Mesa Arch at Canyonlands / Mike Taylor
Canyonlands by day is a bananas panorama of red rock mazes, jewel-cut river canyons and needling spires. And with 567 unfurling miles of hiking, biking, rafting, and four-wheeling, it’s understandable why you wouldn’t want the sun to go down. But don’t worry, because the park really knows how to transition from day to evening, with a sparkly little black dress of night sky and bangles of spangled stars. In fact, Canyonland nights are so diamond-studded that the IDSA has given it top honors, declaring it a gold-tier dark sky park. (Think of it as Zagat rating for the star-conscious society set.) So roll out your mat, snuggle into your sleeping bag — tent-free, of course — and watch the magic unfold.
Mesa Arch at Canyonlands / Mike Taylor
This park outside Moab doesn’t want to brag or anything, but since you mentioned it, yes, it was Utah’s first state park to receive Dark Sky Park certification. So be humble and sit down already, taking in the vistas of nearby Canyonlands and the Colorado River as you wait for sunset. Because once that sun’s gone, the night sky goes full black coffee with a swirl of Milky Way, and the party really begins. Rangers come out of the red rock and lead stargazing night hikes, telescope programs, and constellation tours, allowing you to gawk at faraway galaxies, planets and asteroid belts with a very Leann Rimes kinda attitude of feeling small standing beside the ocean.
Dead Horse Tree / Mike Taylor
Around the geologic period of Land Before Time 11, a bunch of water got together and cut three magnificent stone bridges into the landscape near Lake Powell. Most earthly forces would have been satisfied with this accomplishment, but the area went further, padding its resume of natural wonders with some of the darkest night sky around. Lots of millennia later, the IDSA declared this overachieving area the world’s first dark sky park, and stargazers have flocked to worship ever since.
Owachomo Bridge at Natural Bridges
Back when the Europeans were just learning to cover up B.O. with garlic and a lifetime of bad dental care with pursed lips, the Pueblo people were busy erecting red stone castles and houses in a thriving prehistoric farming village of 2,500. When the village hit hard times, the residents abandoned it, which was bad for the prehistoric economy but has been great for modern stargazers. Because after all, who doesn’t want to stand next to a cliffside fortress and show off their constellation knowledge to anyone who will listen?
Welcome the nation’s capital… of STARGAZING. You might not meet your senators or representatives in your travels across the domes and folds of this remote-in-all-the-right-ways national park, but you’ll be so busy lobbying the stars to keep shining that you won’t even notice.

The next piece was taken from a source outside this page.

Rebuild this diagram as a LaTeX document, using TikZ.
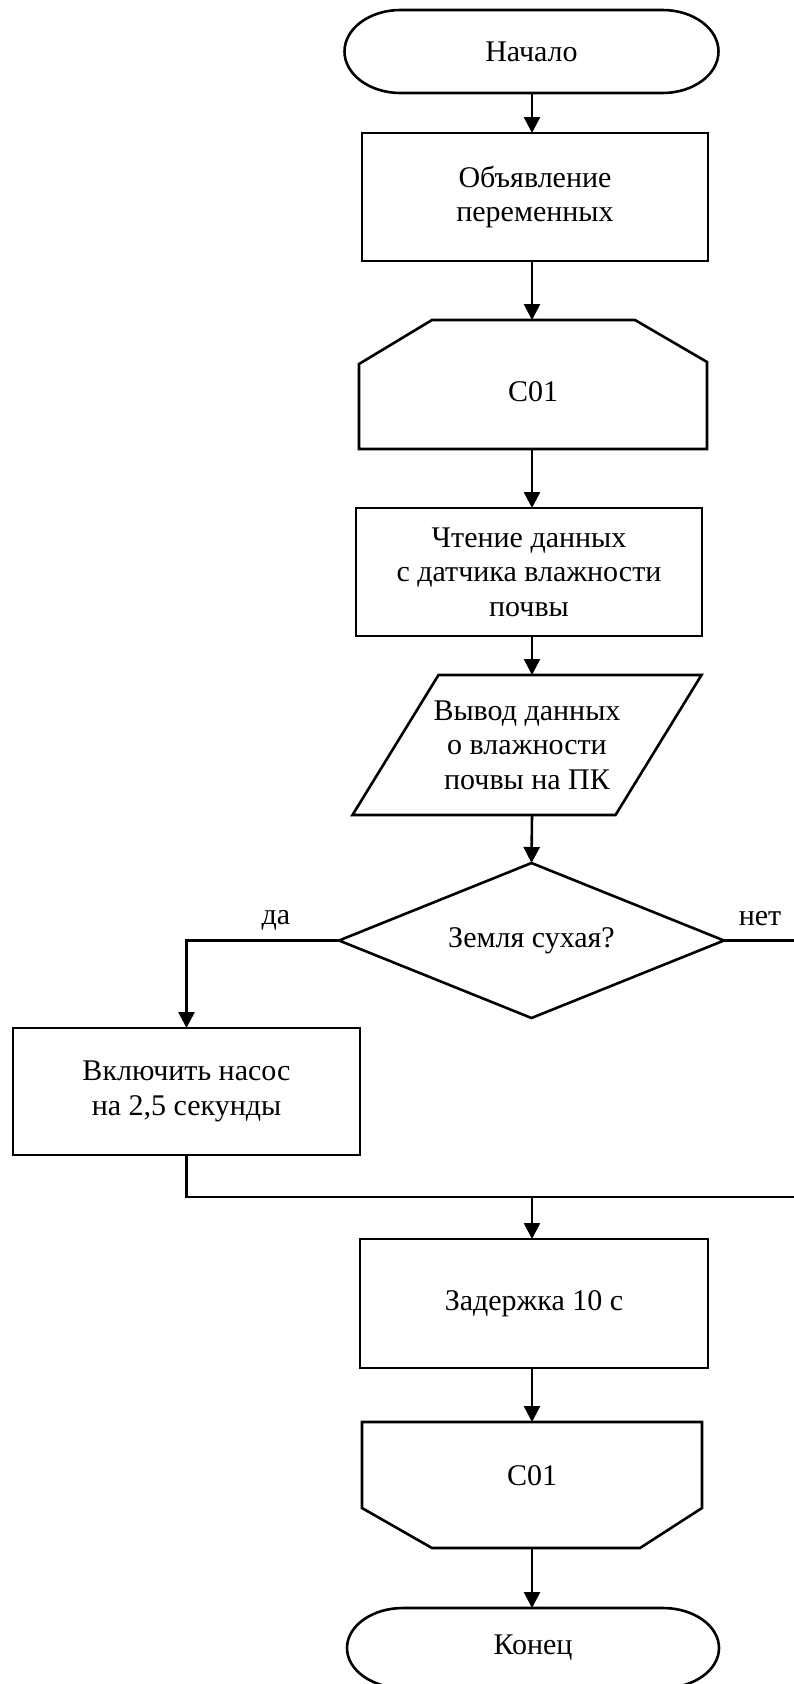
\documentclass[tikz,border=0pt]{standalone}
\usepackage{fontspec}
\setmainfont{Liberation Serif}
\usetikzlibrary{arrows.meta,calc}
\begin{document}
\begin{tikzpicture}[x=1pt,y=-1pt,
  every node/.style={font=\fontsize{30}{34.5}\selectfont, align=center, inner sep=0pt, outer sep=0pt},
  ln/.style={line width=2.6pt},
  arr/.style={ln,-{Triangle[length=16pt,width=16pt]}},
  proc/.style={draw, ln},
  frame/.style={draw=none}]
\useasboundingbox (0,0) rectangle (794,1684);
\coordinate (col) at (532,0);

\node[frame, minimum width=374pt, minimum height=83pt] (start) at (531.5,51.5) {Начало};
\draw[ln] ($(start.north west)+(56,0)$) -- ($(start.north east)+(-56,0)$)
  arc[start angle=-90, end angle=90, x radius=56, y radius=41.5]
  -- ($(start.south west)+(56,0)$)
  arc[start angle=90, end angle=270, x radius=56, y radius=41.5] -- cycle;
\node[proc, minimum width=346pt, minimum height=128pt] (decl) at (535,197) {Объявление\\переменных};
\node[frame, minimum width=348pt, minimum height=129pt, text height=33pt, text depth=0pt] (loopA) at (533,384.5) {C01};
\draw[ln] ($(loopA.north west)+(73,0)$) -- ($(loopA.north east)+(-72,0)$) -- ($(loopA.north east)+(0,42)$)
  -- (loopA.south east) -- (loopA.south west) -- ($(loopA.north west)+(0,44)$) -- cycle;
\node[proc, minimum width=346pt, minimum height=128pt] (read) at (529,572) {Чтение данных\\с датчика влажности\\почвы};
\node[frame, minimum width=263pt, minimum height=140pt] (out) at (527,745) {Вывод данных\\о влажности\\почвы на ПК};
\draw[ln] ($(out.north west)+(43,0)$) -- ($(out.north east)+(43,0)$) -- ($(out.south east)+(-43,0)$)
  -- ($(out.south west)+(-43,0)$) -- cycle;
\node[frame, minimum width=385pt, minimum height=155pt] (dec) at (531.5,940.5) {Земля сухая?};
\draw[ln] (dec.north) -- (dec.east) -- (dec.south) -- (dec.west) -- cycle;
\node (yes) at (276,920) {да};
\node (no) at (760,918.5) {нет};
\node[proc, minimum width=347pt, minimum height=127pt] (pump) at (186.5,1091.5) {Включить насос\\на 2,5 секунды};
\node[proc, minimum width=348pt, minimum height=129pt] (delay) at (534,1303.5) {Задержка 10 с};
\node[frame, minimum width=340pt, minimum height=126pt, text height=10pt, text depth=10pt] (loopB) at (532,1485) {C01};
\draw[ln] (loopB.north west) -- (loopB.north east) -- ($(loopB.south east)+(0,-40)$) -- ($(loopB.south east)+(-62,0)$)
  -- ($(loopB.south west)+(70,0)$) -- ($(loopB.south west)+(0,-40)$) -- cycle;
\node[frame, minimum width=372pt, minimum height=80pt] (stop) at (533,1648) {Конец};
\draw[ln] ($(stop.north west)+(56,0)$) -- ($(stop.north east)+(-56,0)$)
  arc[start angle=-90, end angle=90, x radius=56, y radius=40]
  -- ($(stop.south west)+(56,0)$)
  arc[start angle=90, end angle=270, x radius=56, y radius=40] -- cycle;

\coordinate (rc) at (797,1197);
\coordinate (m) at (532,1197);
\draw[arr] (col |- start.south) -- (col |- decl.north);
\draw[arr] (col |- decl.south) -- (col |- loopA.north);
\draw[arr] (col |- loopA.south) -- (col |- read.north);
\draw[arr] (col |- read.south) -- (col |- out.north);
\draw[arr] (col |- out.south) -- (dec.north);
\draw[arr] (dec.west) -| (pump.north);
\draw[ln] (dec.east) -| (rc);
\draw[ln] (pump.south) |- (rc);
\draw[arr] (m) -- (col |- delay.north);
\draw[arr] (col |- delay.south) -- (col |- loopB.north);
\draw[arr] (col |- loopB.south) -- (col |- stop.north);
\end{tikzpicture}
\end{document}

So leave those Beltway blatherers to it; you’ve got constellations to gerrymander.
Cathedral Valley at Capitol Reef
It’s not Halloween, but don’t tell that to the hoodoos at Goblin Valley State Park, because they’re all dressed up to scare. But don’t be frightened — the monstrous little piles of rock that give this park its name aren’t going to eat you. In fact, they’re going to stay stock still while you get whiplash from following shooting stars and satellites across the night sky. After all, Goblin Valley is home to some of the darkest sides this side of nowhere, and that’s nothing to say boo about. (But seriously, is that goblin moving or is it just you?)
Three Sisters at Goblin Valley State Park / Mike Taylor
You may not have been to this mini-Bryce canyon in the rarified air of high-altitude southern Utah, but we hear it’s short for Cedar (Give Me A) Break(s) These Night Skies Are Incredible National Monument. Seriously, we really did hear that. We also heard that rangers lead some pretty show-stopping stargazing tours at this red-rock-meets-alpine-meadow national monument — which would be a perfect place to show off your knowledge of the area’s full name.
A bristlecone pine tree at Cedar Breaks
Sure, you’d consider yourself an astro-tourist, it’s just that your mom doesn’t like you putting so many miles on her Chevy Astro van every time you want to chase some stars. Problem solved! For residents of the Wasatch Front, there’s a new dark sky park in town, and it’s just a hop, skip and a jump from wherever you are. But wait… Really? A dark sky sanctuary smack dab in the middle of a metropolitan corridor? Yes, really. Thanks to the dark-sky advocates at the nearby state park, Antelope Island might be the closest places a city slicker can commune with the night. So check it out. Join rangers for star parties and night sky interpretive events. And getting the van is a lot easier if you invite your mom along. (Friends come and go; family is forever.)
Lightning striking Antelope Island
Beyond the hustle and bustle of the Wasatch Front, there’s a perfect little park with a patch of night sky just waiting for you. North Fork has long been touted as one of northern Utah’s premiere cross-country skiing destinations, but now you can get your kicks 24/7, skiing by day and stargazing all night. Just don’t ski and stargaze at the same time. Pine trees are unforgiving.